Romper

How Many Women Voted Early? Current Numbers Show They're Highly Motivated This Year

Scott Olson/Getty Images News/Getty Images

With Election Day just two weeks away, more than a million people have already cast their ballots for president, and data shows that many of those early voters are women, many of them registered Democrats. So, how many women voted early? So far, women from three crucial battleground states — North Carolina, Florida, and Georgia — have reportedly turned up early to place their voters in vast numbers.

In the wake of many of the controversies surrounding Donald Trump and his reported treatment towards women, polling numbers show that Democratic women in particular are especially motivated to direct the course of this election. As Politico reported, there was a stark difference in North Carolina among women voters —  87,000 Democratic women have already voted, compared to only 60,000 Republican women. Meanwhile, men in North Carolina are more closely divided with 50,000 Democratic and 50,000 Republican men having voted already.
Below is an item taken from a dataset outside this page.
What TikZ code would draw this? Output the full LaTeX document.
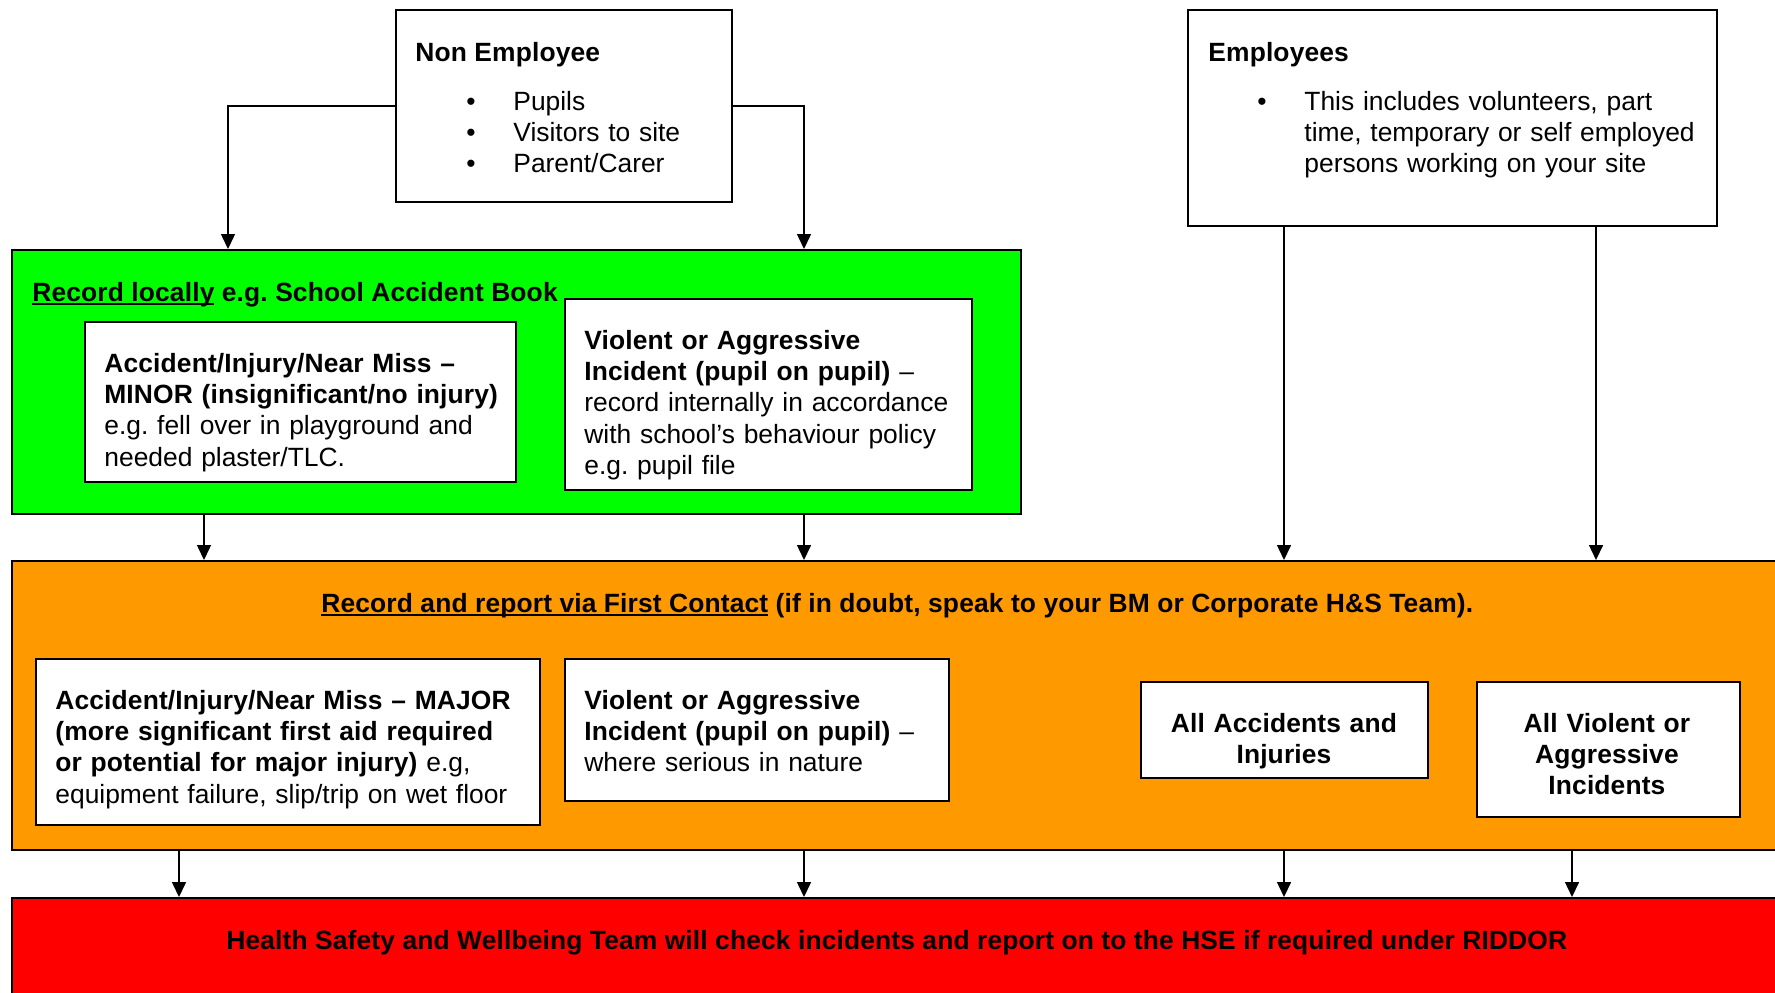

"That’s certainly an energy and mobilization indicator this early for the Clinton campaign and Democrats down ballot," J. Michael Bitzer told Politico, who is an expert on North Carolina’s early vote at Catawba College.

Early voting in Florida also reflected a similar pattern, with about 55 percent of the 880,000 people who voted early being reported as women. Which is also remarkable to note because, as Politico pointed out, "women make up less than 53 percent of the state's registered voters." Georgia also saw a notable turnout among early voting women, with new polls showing Democratic candidate Hillary Clinton leading over Trump.

J.D. Pooley/Getty Images News/Getty Images
TOLEDO, OH - OCTOBER 1: A woman casts her ballot during early voting October 1, 2008 in Toledo, Ohio. 'No fault' absentee voting allows any registered Ohioan to vote in the presidential election between October 1 and the close of polls on November 4. In the past, voters could only cast early ballots if they were disabled, out of town on election day, an emergency response worker, senior citizen or in prison awaiting possible conviction for a felony. (Photo by J.D. Pooley/Getty Images)

So far, more than 1.4 million people have already cast their ballots for president across the country and the rise in women requesting absentee ballots since the first presidential debate shows an interesting pattern. It's important to remember that, after the first debate, Trump went on several Twitter rants against Alicia Machado, the former Miss Universe, in which he mocked and shamed her for gaining weight.

"Maybe that whole controversy surrounding the former Miss Universe really prompted some women to exercise their right to vote," Michael McDonald, an associate professor at the University of Florida and who has been tracking the results for the United States Election Project, told Circa.

McDonald cautioned that the early-voter turnout among women might be more of a bump rather than a permanent trend, but he also spoke with Politico and said that it at the very least shows the "interest and enthusiasm from these women."

While the final outcome of the presidential race won't be known until Election Day, the current numbers indicate that women are being proactive and are making a strong statement about recent controversies by voting early and making themselves heard — and that's positive news all around.